Александр Гефтер: Я думаю, что давайте так, я не буду оценивать, несравнимы мои оценки и мнение Александра Исаевича по этим вопросам. Во-вторых, не хочу политизировать на ту или другую фигуру президентов России. Я выражу взгляд на вещи по-другому. Вы знаете, что Солженицыну характерно, в этом смысле он тоже может быть, российская классическая традиция в нем отразилась. «История государства российского» Карамзина как основа вообще российской истории. Для него всегда государство было не изживаемым краеугольным камнем, вокруг которого, хотел или не хотел, человек в России всегда вертелся. Невозможно себе представить, это во многих поколениях, но конечно, Александр Исаевич один из наиболее ярких представителей этого. Поэтому я очень хорошо понимаю, что для него ельцинский развал государства, ему так казалось, а может быть во многом так оно и было, связанный не только с крушением союза, но и с самой слабостью и непоследовательностью власти и так далее, что было в 90, было настолько неприемлемо, что путинское время, особенно начальный период казалось в этом смысле, как нормальному государственнику очень положительным явлением. И я могу понять, почему он, а не только возрасту и уже может быть слабости некоторой, хотя трудно себе представить слабым Александра Исаевича в смысле духа, принял эту награду. Но я думаю, еще раз подчеркиваю, что дело не в личности того или другого президента, дело в этой краеугольности его взглядов и то, на что он опирался. И второе, что важно было для Александра Исаевича, это чаадаевская идея о месте России в мире, о том, что какая национальная роль России. Если вы помните, Чаадаев говорил и о том, чтобы дать миру урок, страшный урок 20 века, который все время подчеркивал Александр Исаевич, и в то же время о той мощи глубинной российской национальной, я имею в виду не этническую, а культурно-цивилизационную, которую все время подчеркивал Александр Исаевич. Можно по-разному к этому относиться, но вспомните, «Письмо вождям» написано не в 90 и не в 2000 годы, оно написано в 77, по-моему, году, если я не ошибаюсь, и оно во многом предвосхитило многое, что происходит с нами в 21 веке. Вот это вставание с колен, но только не в вульгарном пропагандистско-футбольном, простите меня, духе, а в том, на чем нынешняя власть нашла себе опору в большой массе народа.
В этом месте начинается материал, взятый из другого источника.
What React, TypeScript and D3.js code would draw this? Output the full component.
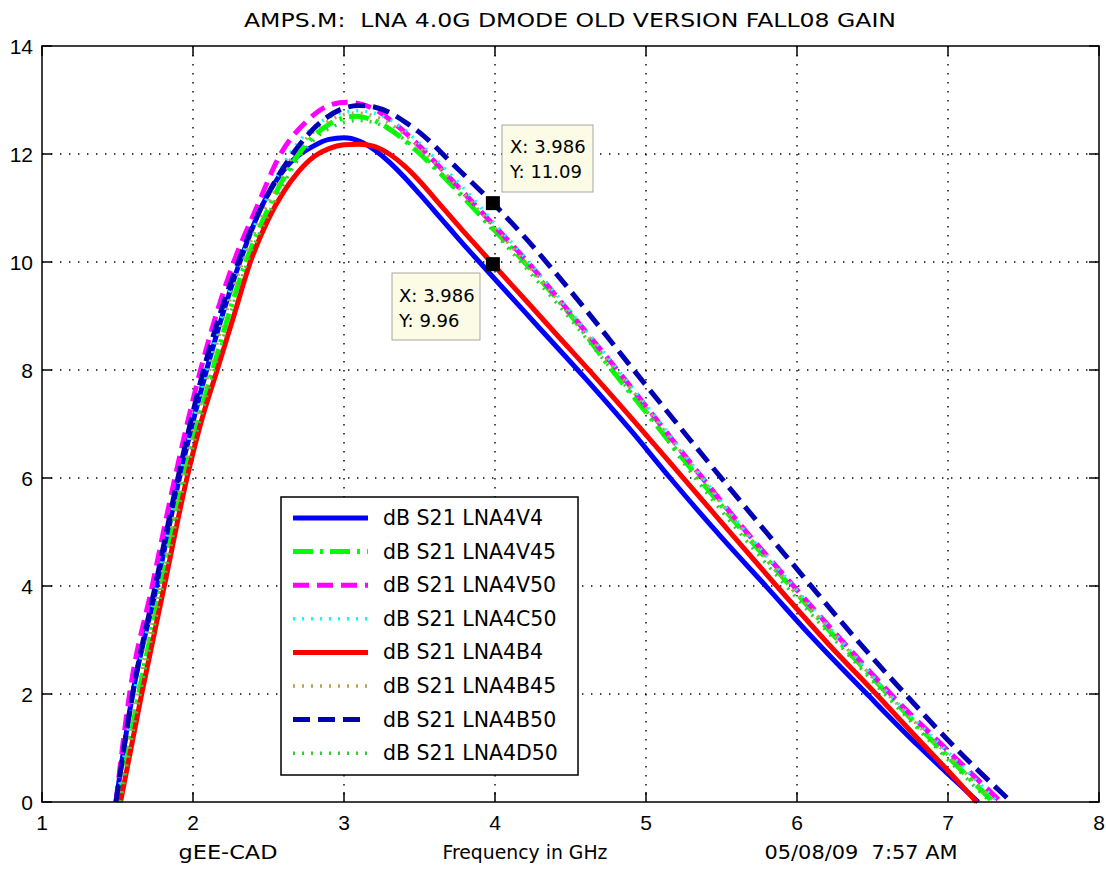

Владимир Кара-Мурза: Слушаем вопрос из Армавира от радиослушателя Сергея.



Слушатель: Добрый вечер, господа. Вы знаете, когда я читал «Архипелаг ГУЛАГ», у меня такая ненависть к советской власти пробудилась. До чего Александр Исаевич Солженицын, он пишет, он охватывает такие проблемы, такие годы, такие этапы, охват идет огромнейший. В наше время, действительно Николай из Тулы правильно сказал, это мое мнение тоже, я могу присоединиться, что опять имя России - Сталин, Ленин, как бы крен, Россия сейчас идет опять туда же, вы понимаете, куда.
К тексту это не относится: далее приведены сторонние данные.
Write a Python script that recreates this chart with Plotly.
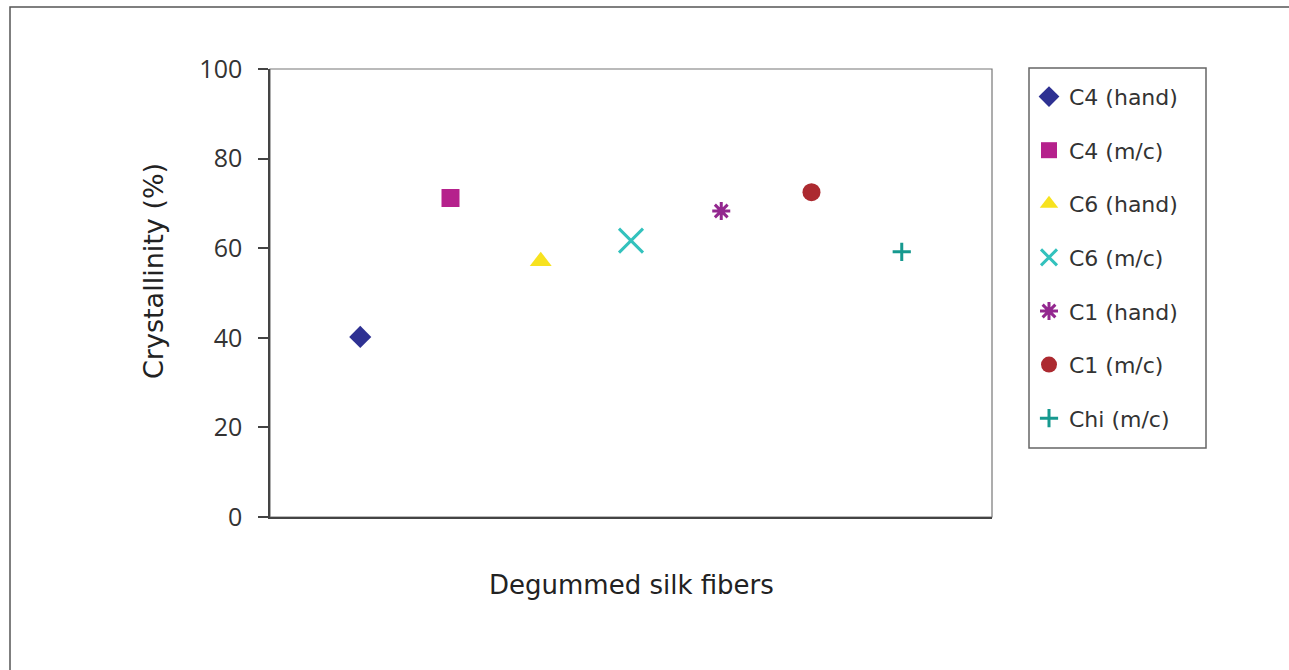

Владимир Кара-Мурза: Можно сказать, что Россия пока не услышала Александра Исаевича?



Александр Гефтер: Не могу этого сказать. Во-первых, Россия - нет единого материка, он разбит, если не на архипелаги, то на острова, разные России. Думаю, что в разное время по-разному услышала. В 60-70, в перестройку, конечно, видели в первую очередь громадный публицистический и художественный пафос отрицания всего советского, что нес с собой Александр Исаевич. Но думаю, что в 90 и нынешние более глубокие вещи, которые были у Александра Исаевича, не были услышаны, я согласен.



Владимир Кара-Мурза: Леонид Крысин, заместитель директора Института русского языка, бережно хранит память о встречах с писателем.



Леонид Крысин: В ноябре 67 года, то есть в год и месяц 50-летия советской власти мне пришла в голову идея пригласить Солженицына в наш институт, хотя он в то время уже считался врагом советской власти. Он пришел, и часа четыре он нам читал. Открыто записывали. Была, конечно, аппаратура не та, что сейчас. После этого я эти записи хранил у себя дома. И недавно совсем перенесли на цифровые носители, у нас сейчас в нашей лаборатории появились записи того, как читал Солженицын «Раковый корпус», главы из «В круге первом». У нас хранилась часть его архива. Я помню свое состояние во время и после чтения «Архипелага», я как будто заболел просто физически. Я примерно знал, что репрессии были, но такой масштаб, такие зверства, такое количество людей пострадавший из архипелага впервые, по-видимому, мне стало известно,



Владимир Кара-Мурза: Слушаем вопрос москвички Евгении Витальевны.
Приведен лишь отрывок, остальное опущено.